Unfunded Mandates Reform Act of 1995

This proposed rule will not result in the expenditure by State, local and tribal governments, in the aggregate, or by the private sector, of $100 million or more in any 1 year, and it will not significantly or uniquely affect small governments. Therefore, no actions were deemed necessary under the provisions of the Unfunded Mandates Reform Act of 1995.

Small Business Regulatory Enforcement Fairness Act of 1996

This proposed rule is not a major rule as defined by section 804 of the Small Business Regulatory Enforcement Act of 1996. This rule will not result in an annual effect on the economy of $100 million or more; a major increase in costs or prices; or significant adverse effects on competition, employment, investment, productivity, innovation, or on the ability of United States-based companies to compete with foreign- based companies in domestic and export markets.

Executive Order 12866

This proposed rule is considered by the Department of Justice, Immigration and Naturalization Service, to be a ``significant regulatory action'' under Executive Order 12866, section 3(f), Regulatory Planning and Review. Accordingly, this rule has been submitted to the Office of Management and Budget (OMB) for review.

Executive Order 12612

The regulation proposed herein will not have substantial direct effects on the States, on the relationship between the National Government and the States, or on the distribution of power and responsibilities among the various levels of government. Therefore, in accordance with Executive Order 12612, it is determined that this rule does not have sufficient federalism implications to warrant the preparation of a Federalism Assessment.

Executive Order 12988 Civil Justice Reform

This proposed rule meets the applicable standards set forth in sections 3(a) and (b)(2) of E.O. 12988.

List of Subjects in 8 CFR Part 214

Administrative practice and procedure, Aliens, Employment, Foreign officials, Health professions, Reporting and recordkeeping requirements, Students.

Accordingly, part 214 of chapter I of title 8 of the Code Federal Regulations is proposed to be amended as follows:

PART 214--NONIMMIGRANT CLASSES

  1. The authority citation for part 214 continues to read as follows:

    Authority: 8 U.S.C. 1101, 1103, 1182, 1184, 1186a, 1187, 1221, 1281, 1282; 8 CFR Part 2.

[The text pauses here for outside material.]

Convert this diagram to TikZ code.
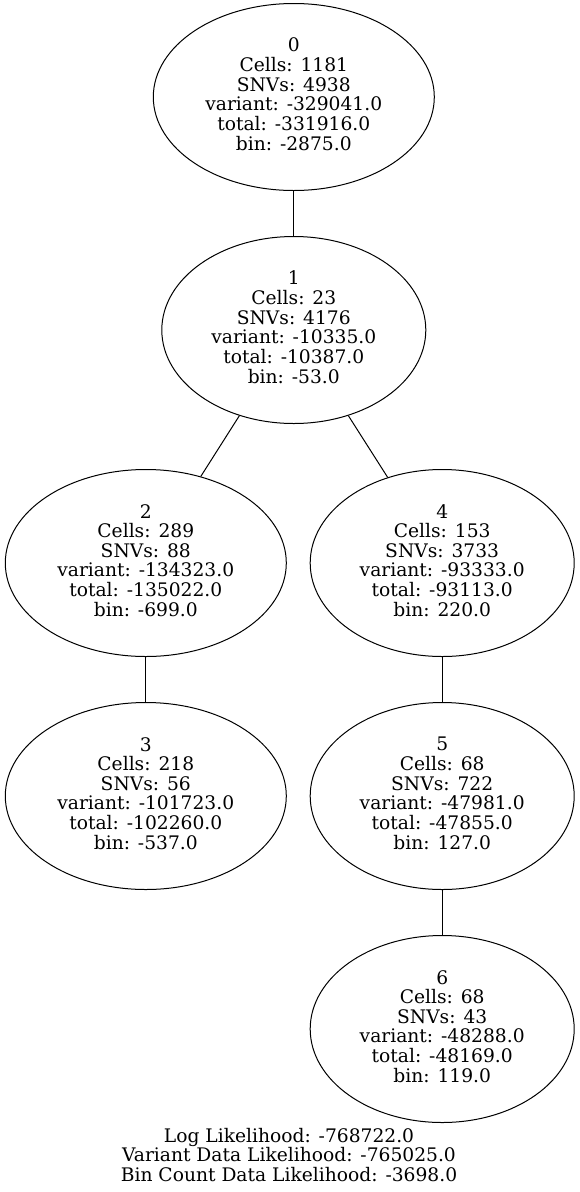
\documentclass[tikz,border=0pt]{standalone}
\usepackage{fontspec}
\setmainfont{DejaVu Serif}
\usetikzlibrary{shapes.geometric}
\newcommand{\lbl}[1]{{\setlength{\tabcolsep}{0pt}\begin{tabular}{c}#1\end{tabular}}}
\begin{document}
\begin{tikzpicture}[x=1pt,y=-1pt,
  every node/.style={font=\fontsize{18.67}{18.67}\selectfont},
  treenode/.style={ellipse, draw, line width=1pt, inner sep=0pt, minimum height=187pt},
  wide/.style={treenode, minimum width=281pt},
  narrow/.style={treenode, minimum width=264pt},
  edge/.style={line width=1pt}]
\useasboundingbox (0,0) rectangle (579,1192);
\node[wide]   (n0) at (293.8,97)   {\lbl{0\\Cells: 1181\\SNVs: 4938\\variant: -329041.0\\total: -331916.0\\bin: -2875.0}};
\node[narrow] (n1) at (293.8,330)  {\lbl{1\\Cells: 23\\SNVs: 4176\\variant: -10335.0\\total: -10387.0\\bin: -53.0}};
\node[wide]   (n2) at (145.8,563)  {\lbl{2\\Cells: 289\\SNVs: 88\\variant: -134323.0\\total: -135022.0\\bin: -699.0}};
\node[narrow] (n4) at (442.2,563)  {\lbl{4\\Cells: 153\\SNVs: 3733\\variant: -93333.0\\total: -93113.0\\bin: 220.0}};
\node[wide]   (n3) at (145.8,796)  {\lbl{3\\Cells: 218\\SNVs: 56\\variant: -101723.0\\total: -102260.0\\bin: -537.0}};
\node[narrow] (n5) at (442.2,796)  {\lbl{5\\Cells: 68\\SNVs: 722\\variant: -47981.0\\total: -47855.0\\bin: 127.0}};
\node[narrow] (n6) at (442.2,1029) {\lbl{6\\Cells: 68\\SNVs: 43\\variant: -48288.0\\total: -48169.0\\bin: 119.0}};
\draw[edge] (n0) -- (n1);
\draw[edge] (n1) -- (n2);
\draw[edge] (n1) -- (n4);
\draw[edge] (n2) -- (n3);
\draw[edge] (n4) -- (n5);
\draw[edge] (n5) -- (n6);
\node[inner sep=0pt] (caption) at (289,1157.5) {\lbl{Log Likelihood: -768722.0\\Variant Data Likelihood: -765025.0\\Bin Count Data Likelihood: -3698.0}};
\end{tikzpicture}
\end{document}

  2. Section 214.2 is amended by revising paragraph (h)(8)(ii)(E) to read as follows:

    Sec. 214.2 Special requirements for admission, extension, and maintenance of status.

    * * * * *

    (h) * * *

    (8) * * *

    (ii) * * *

    (E) The Service shall continue to accept for adjudication any new petition containing a request for a work start date prior to the beginning for the following fiscal year, together with the accompanying fee, even if the total numbers made available in a fiscal year have been used. If the petition is approved, the Service will grant the petition with a starting date no earlier than October 1 of the following fiscal year, regardless of the work start date requested in the petition. * * * * *

    Dated: June 4, 1999. Doris Meissner, Commissioner, Immigration and Naturalization Service.